I read this book for the Vintage Mystery Bingo Reading Challenge 2014.
The challenge is to read 6 or more Vintage Mysteries. All novels must have been
originally written before 1960 and be from the mystery category.
I read this for O-2: Mystery with a Number in the Title
The Three Couriers
– Compton Mackenzie, 1929
I was going to read The
Greene Murder Case by S.S. Van Dine (1927) in order to overcome my
resistance to mysteries written in the
1920s. I feel reluctant because they are too long and wordy. Beyond 200 pages,
I find it hard to tolerate overly Dickensian characters, barely recognizable
social situations, and casual prejudices of racist eras. Shades of the
self-fulfilling prophecy, by page five of The
Greene Murder Case, I was fed up with Van Dine’s 17th century English prose
style that brought to mind Raleigh and Browne. I also could not get past the
supercilious manner and affected speech of the profoundly irritating series
detective. As critic Odgen Nash wrote at the time, “Philo Vance | Needs a kick
in the pants.”
Still committed to reading a novel of the Twenties, I was
lucky enough to have fall into my lap the 1929 spy mystery The Three Couriers by Compton Mackenzie. A prolific writer before
and after his work in the secret world during the Great War, Mackenzie
portrayed spying not so much as a clandestine fight against the Germans and
Turks but as a running contest against His Majesty’s army and navy authorities
and embassy and consulate employees that put the “dip” in “diplomat.” Stationed
against his will in Greece, our hero, the unfortunate Waterlow, has to put up
with endless French machinations and the never-ending nincompooperies of his
own agents, both British and Greek. When he finally succeeds in
counter-espionage, his masters and betters utterly ignore the vital intercepted
message. “This is a Charlie Chaplin war” he mutters as he bravely moves on to
the next fiasco.
In The Man Who Was
Thursday (1908), Chesterton makes a case for the futility of espionage, an
ironic theme Somerset Maugham was to exploit in the Ashenden stories. But it
could be that Mackenzie was the first to write a spy story as a black comedy of
errors. The Three Couriers does not
have much plot. However, the incidents and set pieces are hilarious as the
hapless spies move in on the couriers. The characters are Gogolian grotesques.

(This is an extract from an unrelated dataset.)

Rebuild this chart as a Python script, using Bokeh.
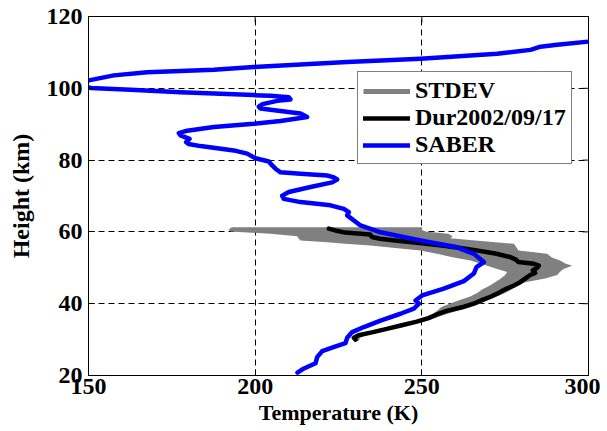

One wonders if he involuntarily stored these outrageous impressions in his head
and wrote to get shut of them.
It seems that Mackenzie had written earlier novels based
on his Intelligence activities. Extremes
Meet, was published in 1928, but as a Wodehousian light comedy, it was
out-sold by the release of Somerset Maugham's ground-breaking novel as collection
of short stories Ashenden, which
came out the same year. Critic Anthony Masters says, “Mackenzie was
considerably annoyed at being overshadowed in this way.” So in 1929 Mackenzie
published The Three Couriers,
another story based on his spymastering exploits. A comedy with more of a satirical bite, it
sunk with few traces until this review on this unique blog that you are reading
this very minute.
Major, I'm loving your reviews of authors I've not heard of before. I'm going to have to see if I can unearth a copy of this one. Sounds like fun!